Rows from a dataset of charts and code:
▶

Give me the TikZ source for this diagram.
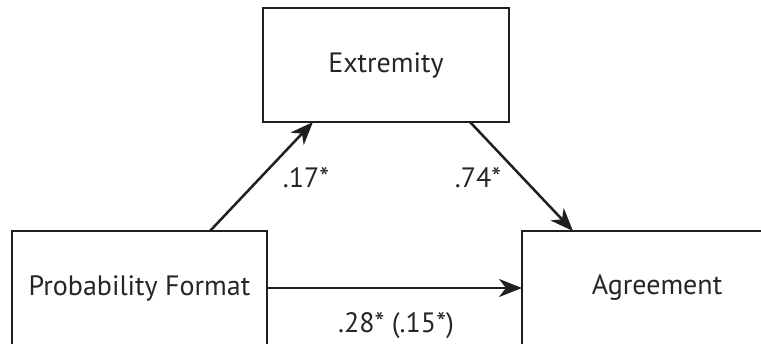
\documentclass[tikz,border=0pt]{standalone}
\usepackage{fontspec}
\setmainfont{PT Sans}
\usetikzlibrary{arrows.meta}
\begin{document}
\begin{tikzpicture}[x=1pt,y=-1pt,
  box/.style={draw=black!88,line width=2.5pt},
  lbl/.style={font=\fontsize{28}{32}\selectfont,text=black!85},
  conn/.style={draw=black!88,line width=2.5pt,-{Stealth[length=23pt,width=18pt,inset=7pt]}}]
\useasboundingbox (0,0) rectangle (761,343);
\draw[box] (12,231) rectangle (267,360);
\draw[box] (522,231) rectangle (792,360);
\draw[box] (263,8) rectangle (509,122);
\node[lbl] (pf) at (139.5,288) {Probability Format};
\node[lbl] (ag) at (657,288) {Agreement};
\node[lbl] (ex) at (386,65) {Extremity};
\coordinate (pft) at (210,231);
\coordinate (pfr) at (267,288);
\coordinate (exb1) at (313,122);
\coordinate (exb2) at (470,122);
\coordinate (agt) at (573,231);
\coordinate (agl) at (522,288);
\draw[conn] (pft) -- (exb1);
\draw[conn] (exb2) -- (agt);
\draw[conn] (pfr) -- (agl);
\node[lbl] (l1) at (306,178) {.17*};
\node[lbl] (l2) at (478,178) {.74*};
\node[lbl] (l3) at (396,326) {.28* (.15*)};
\end{tikzpicture}
\end{document}
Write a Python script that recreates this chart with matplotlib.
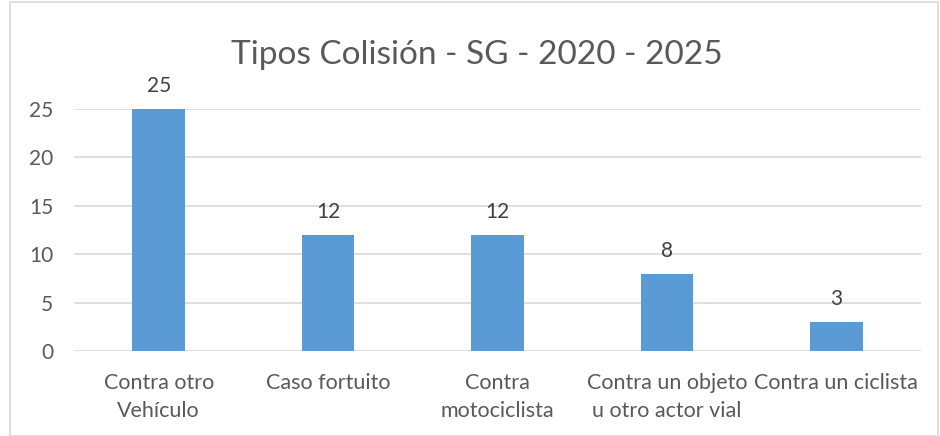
import matplotlib
matplotlib.use('Agg')
import matplotlib.pyplot as plt
from matplotlib.patches import Rectangle

# data
categories = ['Contra otro\nVehículo', 'Caso fortuito', 'Contra\nmotociclista',
              'Contra un objeto\nu otro actor vial', 'Contra un ciclista']
values = [25, 12, 12, 8, 3]
yticks = [0, 5, 10, 15, 20, 25]

plt.rcParams['font.family'] = ['Lato', 'DejaVu Sans']
text_color = '#595959'

fig = plt.figure(figsize=(9.4, 4.36), dpi=100)
ax = fig.add_axes([74 / 940, 85 / 436, 847 / 940, 242 / 436])

x = range(len(values))
ax.bar(x, values, width=0.31, color='#5B9BD5', zorder=3)
for xi, v in zip(x, values):
    ax.annotate(str(v), (xi, v), xytext=(0, 9), textcoords='offset points',
                ha='center', va='bottom', fontsize=15, color='#404040',
                annotation_clip=False)

ax.set_xlim(-0.5, len(values) - 0.5)
ax.set_ylim(0, 25)
ax.set_yticks(yticks)
ax.set_xticks(list(x))
ax.set_xticklabels(categories, fontsize=15.5, color=text_color, linespacing=1.5)
ax.tick_params(axis='y', labelsize=15, labelcolor=text_color, length=0, pad=15)
ax.tick_params(axis='x', length=0, pad=16)
ax.grid(axis='y', color='#D9D9D9', linewidth=1.2, zorder=0)
ax.set_axisbelow(True)
for s in ax.spines.values():
    s.set_visible(False)

fig.text(477 / 940, 1 - 55 / 436, 'Tipos Colisión - SG - 2020 - 2025',
         ha='center', va='center', fontsize=24, color=text_color)

# chart border
fig.patches.append(Rectangle((10 / 940, 0.001), 928 / 940, 0.995,
                             transform=fig.transFigure, fill=False,
                             edgecolor='#D9D9D9', linewidth=1.2))

plt.savefig('out.png', dpi=100)
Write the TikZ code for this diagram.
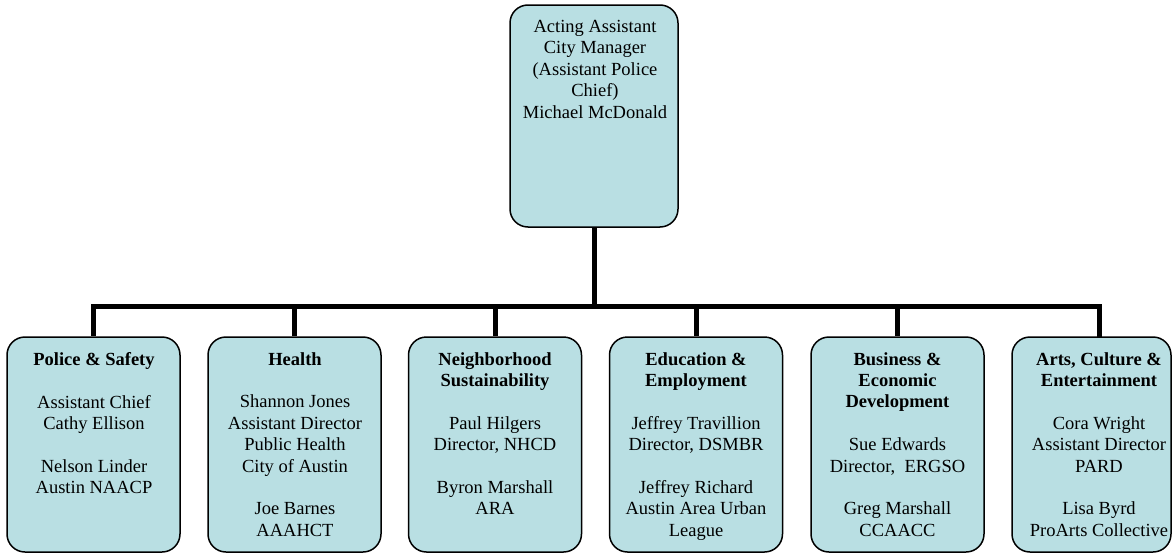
\documentclass[tikz,border=0pt]{standalone}
\usepackage{fontspec}
\setmainfont{Liberation Serif}
\newfontfamily\timesfont{Liberation Serif}
\definecolor{boxfill}{RGB}{185,223,227}
\begin{document}
\begin{tikzpicture}[x=1pt,y=-1pt,
  box/.style={draw=black,line width=1.5pt,fill=boxfill,rounded corners=18pt,inner sep=0pt},
  txt/.style={anchor=north,align=center,inner sep=0pt,font={\timesfont\fontsize{18.5}{21.4}\selectfont}},
  conn/.style={draw=black,line width=5pt}]
\useasboundingbox (0,0) rectangle (1173,554);
% top box
\node[box,minimum width=168pt,minimum height=222pt] (top) at (594,116) {};
\node[txt] (toptxt) at (595,20) {Acting Assistant\\City Manager\\(Assistant Police\\Chief)\\Michael McDonald};
% bottom boxes
\node[box,minimum width=173pt,minimum height=215pt] (b1) at (93.5,444.5) {};
\node[box,minimum width=173pt,minimum height=215pt] (b2) at (294.5,444.5) {};
\node[box,minimum width=173pt,minimum height=215pt] (b3) at (495,444.5) {};
\node[box,minimum width=173pt,minimum height=215pt] (b4) at (696,444.5) {};
\node[box,minimum width=173pt,minimum height=215pt] (b5) at (897.5,444.5) {};
\node[box,minimum width=159pt,minimum height=215pt] (b6) at (1091.5,444.5) {};
\coordinate (hub) at (594,306);
\coordinate (s6) at (1099,337);
% connectors
\draw[conn] (top.south) -- (hub);
\draw[conn] (hub) -| (b1.north);
\draw[conn] (hub) -| (b2.north);
\draw[conn] (hub) -| (b3.north);
\draw[conn] (hub) -| (b4.north);
\draw[conn] (hub) -| (b5.north);
\draw[conn] (hub) -| (s6);
% texts
\node[txt] (t1) at (94,352) {\textbf{Police \& Safety}\\[21.4pt]Assistant Chief\\Cathy Ellison\\[21.4pt]Nelson Linder\\Austin NAACP};
\node[txt] (t2) at (295,352) {\textbf{Health}\\[21.4pt]Shannon Jones\\Assistant Director\\Public Health\\City of Austin\\[21.4pt]Joe Barnes\\AAAHCT};
\node[txt] (t3) at (495,352) {\textbf{Neighborhood}\\\textbf{Sustainability}\\[21.4pt]Paul Hilgers\\Director, NHCD\\[21.4pt]Byron Marshall\\ARA};
\node[txt] (t4) at (696,352) {\textbf{Education \&}\\\textbf{Employment}\\[21.4pt]Jeffrey Travillion\\Director, DSMBR\\[21.4pt]Jeffrey Richard\\Austin Area Urban\\League};
\node[txt] (t5) at (897.5,352) {\textbf{Business \&}\\\textbf{Economic}\\\textbf{Development}\\[21.4pt]Sue Edwards\\Director,\ \ ERGSO\\[21.4pt]Greg Marshall\\CCAACC};
\node[txt] (t6) at (1099,352) {\textbf{Arts, Culture \&}\\\textbf{Entertainment}\\[21.4pt]Cora Wright\\Assistant Director\\PARD\\[21.4pt]Lisa Byrd\\ProArts Collective};
\end{tikzpicture}
\end{document}
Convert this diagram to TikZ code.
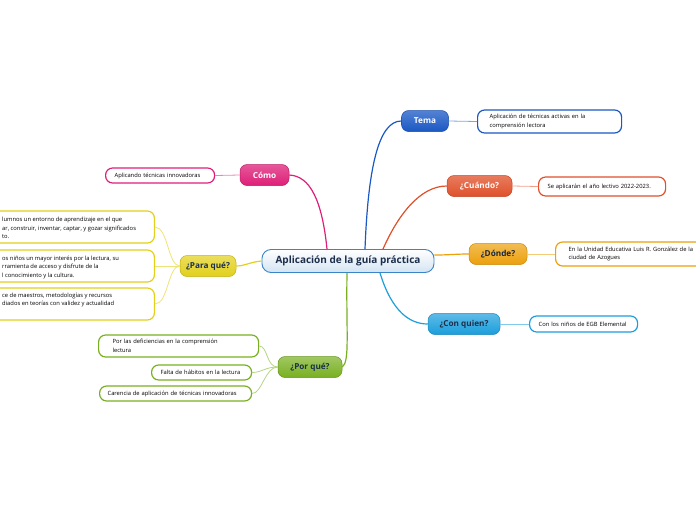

◀

**Exercise prompt**
Strip out the pictures and quote the remaining data word for word.

**Expected answer**
Give me the TikZ source for this diagram.
\documentclass[tikz,border=0pt]{standalone}
\usepackage{fontspec}
\setmainfont{PT Sans}
\usetikzlibrary{arrows.meta}
\begin{document}
\begin{tikzpicture}[x=1pt,y=-1pt,
  box/.style={draw=black!88,line width=2.5pt},
  lbl/.style={font=\fontsize{28}{32}\selectfont,text=black!85},
  conn/.style={draw=black!88,line width=2.5pt,-{Stealth[length=23pt,width=18pt,inset=7pt]}}]
\useasboundingbox (0,0) rectangle (761,343);
\draw[box] (12,231) rectangle (267,360);
\draw[box] (522,231) rectangle (792,360);
\draw[box] (263,8) rectangle (509,122);
\node[lbl] (pf) at (139.5,288) {Probability Format};
\node[lbl] (ag) at (657,288) {Agreement};
\node[lbl] (ex) at (386,65) {Extremity};
\coordinate (pft) at (210,231);
\coordinate (pfr) at (267,288);
\coordinate (exb1) at (313,122);
\coordinate (exb2) at (470,122);
\coordinate (agt) at (573,231);
\coordinate (agl) at (522,288);
\draw[conn] (pft) -- (exb1);
\draw[conn] (exb2) -- (agt);
\draw[conn] (pfr) -- (agl);
\node[lbl] (l1) at (306,178) {.17*};
\node[lbl] (l2) at (478,178) {.74*};
\node[lbl] (l3) at (396,326) {.28* (.15*)};
\end{tikzpicture}
\end{document}
Write a Python script that recreates this chart with matplotlib.
import matplotlib
matplotlib.use('Agg')
import matplotlib.pyplot as plt
from matplotlib.patches import Rectangle

# data
categories = ['Contra otro\nVehículo', 'Caso fortuito', 'Contra\nmotociclista',
              'Contra un objeto\nu otro actor vial', 'Contra un ciclista']
values = [25, 12, 12, 8, 3]
yticks = [0, 5, 10, 15, 20, 25]

plt.rcParams['font.family'] = ['Lato', 'DejaVu Sans']
text_color = '#595959'

fig = plt.figure(figsize=(9.4, 4.36), dpi=100)
ax = fig.add_axes([74 / 940, 85 / 436, 847 / 940, 242 / 436])

x = range(len(values))
ax.bar(x, values, width=0.31, color='#5B9BD5', zorder=3)
for xi, v in zip(x, values):
    ax.annotate(str(v), (xi, v), xytext=(0, 9), textcoords='offset points',
                ha='center', va='bottom', fontsize=15, color='#404040',
                annotation_clip=False)

ax.set_xlim(-0.5, len(values) - 0.5)
ax.set_ylim(0, 25)
ax.set_yticks(yticks)
ax.set_xticks(list(x))
ax.set_xticklabels(categories, fontsize=15.5, color=text_color, linespacing=1.5)
ax.tick_params(axis='y', labelsize=15, labelcolor=text_color, length=0, pad=15)
ax.tick_params(axis='x', length=0, pad=16)
ax.grid(axis='y', color='#D9D9D9', linewidth=1.2, zorder=0)
ax.set_axisbelow(True)
for s in ax.spines.values():
    s.set_visible(False)

fig.text(477 / 940, 1 - 55 / 436, 'Tipos Colisión - SG - 2020 - 2025',
         ha='center', va='center', fontsize=24, color=text_color)

# chart border
fig.patches.append(Rectangle((10 / 940, 0.001), 928 / 940, 0.995,
                             transform=fig.transFigure, fill=False,
                             edgecolor='#D9D9D9', linewidth=1.2))

plt.savefig('out.png', dpi=100)
Write the TikZ code for this diagram.
\documentclass[tikz,border=0pt]{standalone}
\usepackage{fontspec}
\setmainfont{Liberation Serif}
\newfontfamily\timesfont{Liberation Serif}
\definecolor{boxfill}{RGB}{185,223,227}
\begin{document}
\begin{tikzpicture}[x=1pt,y=-1pt,
  box/.style={draw=black,line width=1.5pt,fill=boxfill,rounded corners=18pt,inner sep=0pt},
  txt/.style={anchor=north,align=center,inner sep=0pt,font={\timesfont\fontsize{18.5}{21.4}\selectfont}},
  conn/.style={draw=black,line width=5pt}]
\useasboundingbox (0,0) rectangle (1173,554);
% top box
\node[box,minimum width=168pt,minimum height=222pt] (top) at (594,116) {};
\node[txt] (toptxt) at (595,20) {Acting Assistant\\City Manager\\(Assistant Police\\Chief)\\Michael McDonald};
% bottom boxes
\node[box,minimum width=173pt,minimum height=215pt] (b1) at (93.5,444.5) {};
\node[box,minimum width=173pt,minimum height=215pt] (b2) at (294.5,444.5) {};
\node[box,minimum width=173pt,minimum height=215pt] (b3) at (495,444.5) {};
\node[box,minimum width=173pt,minimum height=215pt] (b4) at (696,444.5) {};
\node[box,minimum width=173pt,minimum height=215pt] (b5) at (897.5,444.5) {};
\node[box,minimum width=159pt,minimum height=215pt] (b6) at (1091.5,444.5) {};
\coordinate (hub) at (594,306);
\coordinate (s6) at (1099,337);
% connectors
\draw[conn] (top.south) -- (hub);
\draw[conn] (hub) -| (b1.north);
\draw[conn] (hub) -| (b2.north);
\draw[conn] (hub) -| (b3.north);
\draw[conn] (hub) -| (b4.north);
\draw[conn] (hub) -| (b5.north);
\draw[conn] (hub) -| (s6);
% texts
\node[txt] (t1) at (94,352) {\textbf{Police \& Safety}\\[21.4pt]Assistant Chief\\Cathy Ellison\\[21.4pt]Nelson Linder\\Austin NAACP};
\node[txt] (t2) at (295,352) {\textbf{Health}\\[21.4pt]Shannon Jones\\Assistant Director\\Public Health\\City of Austin\\[21.4pt]Joe Barnes\\AAAHCT};
\node[txt] (t3) at (495,352) {\textbf{Neighborhood}\\\textbf{Sustainability}\\[21.4pt]Paul Hilgers\\Director, NHCD\\[21.4pt]Byron Marshall\\ARA};
\node[txt] (t4) at (696,352) {\textbf{Education \&}\\\textbf{Employment}\\[21.4pt]Jeffrey Travillion\\Director, DSMBR\\[21.4pt]Jeffrey Richard\\Austin Area Urban\\League};
\node[txt] (t5) at (897.5,352) {\textbf{Business \&}\\\textbf{Economic}\\\textbf{Development}\\[21.4pt]Sue Edwards\\Director,\ \ ERGSO\\[21.4pt]Greg Marshall\\CCAACC};
\node[txt] (t6) at (1099,352) {\textbf{Arts, Culture \&}\\\textbf{Entertainment}\\[21.4pt]Cora Wright\\Assistant Director\\PARD\\[21.4pt]Lisa Byrd\\ProArts Collective};
\end{tikzpicture}
\end{document}
Convert this diagram to TikZ code.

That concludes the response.